* START Provided data *

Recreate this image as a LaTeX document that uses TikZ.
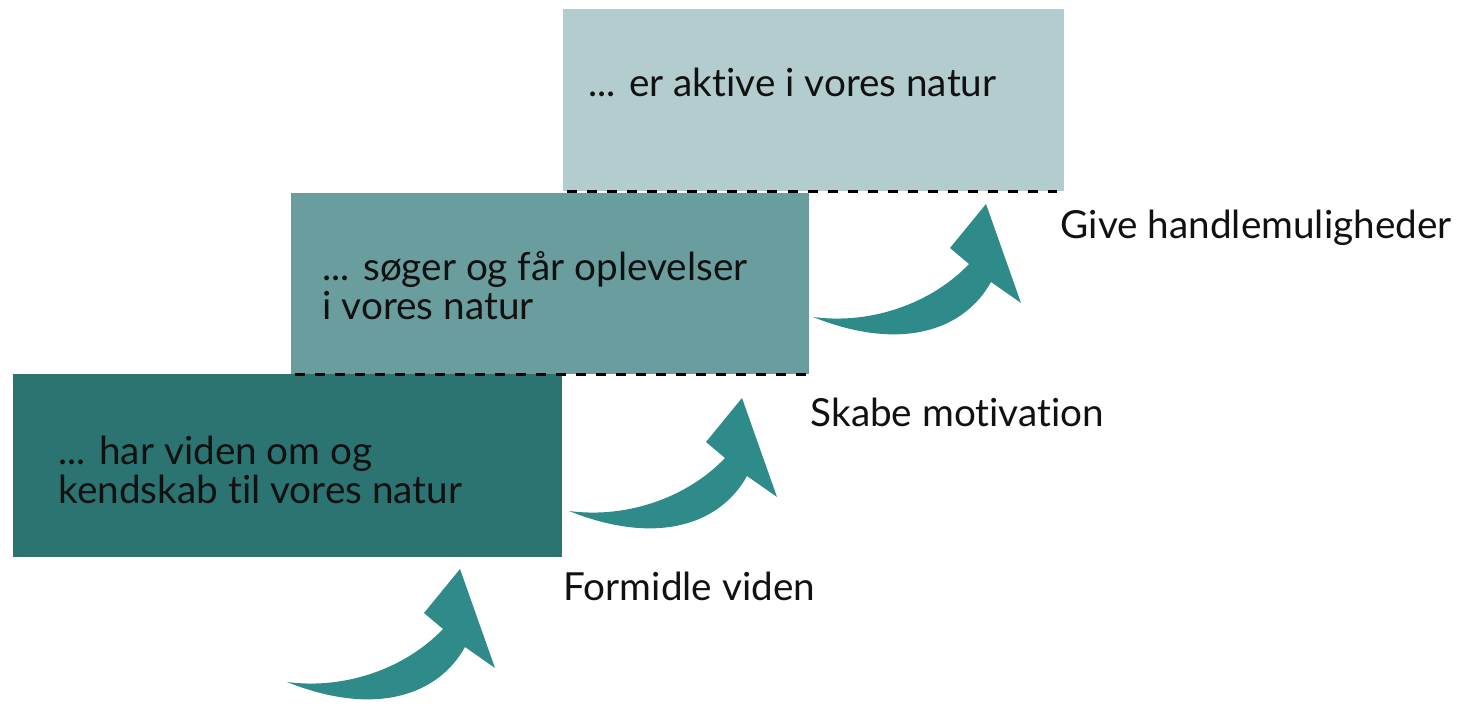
\documentclass[tikz,border=0pt]{standalone}
\usepackage{fontspec}
\setmainfont{Lato}[Ligatures={NoCommon}]
\usetikzlibrary{positioning}

\definecolor{stepdark}{HTML}{2C7472}
\definecolor{stepmid}{HTML}{6A9E9E}
\definecolor{steplight}{HTML}{B3CDCE}
\definecolor{arrowteal}{HTML}{2E8B8A}
\definecolor{textblack}{HTML}{111111}

\tikzset{
  stepbox/.style={inner sep=0pt, anchor=north west},
  boxtext/.style={anchor=west, align=left, inner sep=0pt, text=textblack,
    font=\fontsize{11}{10}\selectfont},
  steplabel/.style={anchor=west, inner sep=0pt, text=textblack,
    font=\fontsize{11}{10}\selectfont},
  dashline/.style={dash pattern=on 2.85pt off 2.85pt, line width=1pt},
  stairarrow/.pic={
    \fill[arrowteal] (0,0) .. controls (60,8) and (120,-15) .. (156,-53)
      -- (137,-69) -- (173,-113) -- (208,-14) -- (178,-35)
      .. controls (152,12) and (90,36) .. (0,0) -- cycle;
  }
}

\begin{document}
\begin{tikzpicture}[x=0.01cm, y=-0.01cm]
	\useasboundingbox (0,0) rectangle (1460,710);
	
	% trin
	\node[stepbox, fill=stepdark, minimum width=5.49cm, minimum height=1.83cm] (box1) at (12,373) {};
	\node[stepbox, fill=stepmid, minimum width=5.18cm, minimum height=1.81cm] (box2) at (290,192) {};
	\node[stepbox, fill=steplight, minimum width=5.01cm, minimum height=1.82cm] (box3) at (562,8) {};
	
	\draw[dashline] ([xshift=0.05cm]box2.south west) -- (box2.south east);
	\draw[dashline] ([xshift=0.05cm]box3.south west) -- ([xshift=-0.08cm]box3.south east);
	
	\node[boxtext, right=0.46cm of box1.west, yshift=-0.045cm] (text1) {... har viden om og\\kendskab til vores natur};
	\node[boxtext, right=0.32cm of box2.west, yshift=-0.025cm] (text2) {... søger og får oplevelser\\i vores natur};
	\node[boxtext, right=0.26cm of box3.west, yshift=0.17cm] (text3) {... er aktive i vores natur};
	
	% pile
	\pic at (287,682) {stairarrow};
	\pic at (569,511) {stairarrow};
	\pic at (813,317) {stairarrow};
	
	\node[steplabel] (label1) at (563,586) {Formidle viden};
	\node[steplabel] (label2) at (810,412) {Skabe motivation};
	\node[steplabel] (label3) at (1060,228) {Give handlemuligheder};
\end{tikzpicture}
\end{document}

* END Provided data *

> [Work to complete]: Set down all the data again exactly as above, pictures excluded.

> [Task output]:
Recreate this image as a LaTeX document that uses TikZ.
\documentclass[tikz,border=0pt]{standalone}
\usepackage{fontspec}
\setmainfont{Lato}[Ligatures={NoCommon}]
\usetikzlibrary{positioning}

\definecolor{stepdark}{HTML}{2C7472}
\definecolor{stepmid}{HTML}{6A9E9E}
\definecolor{steplight}{HTML}{B3CDCE}
\definecolor{arrowteal}{HTML}{2E8B8A}
\definecolor{textblack}{HTML}{111111}

\tikzset{
  stepbox/.style={inner sep=0pt, anchor=north west},
  boxtext/.style={anchor=west, align=left, inner sep=0pt, text=textblack,
    font=\fontsize{11}{10}\selectfont},
  steplabel/.style={anchor=west, inner sep=0pt, text=textblack,
    font=\fontsize{11}{10}\selectfont},
  dashline/.style={dash pattern=on 2.85pt off 2.85pt, line width=1pt},
  stairarrow/.pic={
    \fill[arrowteal] (0,0) .. controls (60,8) and (120,-15) .. (156,-53)
      -- (137,-69) -- (173,-113) -- (208,-14) -- (178,-35)
      .. controls (152,12) and (90,36) .. (0,0) -- cycle;
  }
}

\begin{document}
\begin{tikzpicture}[x=0.01cm, y=-0.01cm]
	\useasboundingbox (0,0) rectangle (1460,710);
	
	% trin
	\node[stepbox, fill=stepdark, minimum width=5.49cm, minimum height=1.83cm] (box1) at (12,373) {};
	\node[stepbox, fill=stepmid, minimum width=5.18cm, minimum height=1.81cm] (box2) at (290,192) {};
	\node[stepbox, fill=steplight, minimum width=5.01cm, minimum height=1.82cm] (box3) at (562,8) {};
	
	\draw[dashline] ([xshift=0.05cm]box2.south west) -- (box2.south east);
	\draw[dashline] ([xshift=0.05cm]box3.south west) -- ([xshift=-0.08cm]box3.south east);
	
	\node[boxtext, right=0.46cm of box1.west, yshift=-0.045cm] (text1) {... har viden om og\\kendskab til vores natur};
	\node[boxtext, right=0.32cm of box2.west, yshift=-0.025cm] (text2) {... søger og får oplevelser\\i vores natur};
	\node[boxtext, right=0.26cm of box3.west, yshift=0.17cm] (text3) {... er aktive i vores natur};
	
	% pile
	\pic at (287,682) {stairarrow};
	\pic at (569,511) {stairarrow};
	\pic at (813,317) {stairarrow};
	
	\node[steplabel] (label1) at (563,586) {Formidle viden};
	\node[steplabel] (label2) at (810,412) {Skabe motivation};
	\node[steplabel] (label3) at (1060,228) {Give handlemuligheder};
\end{tikzpicture}
\end{document}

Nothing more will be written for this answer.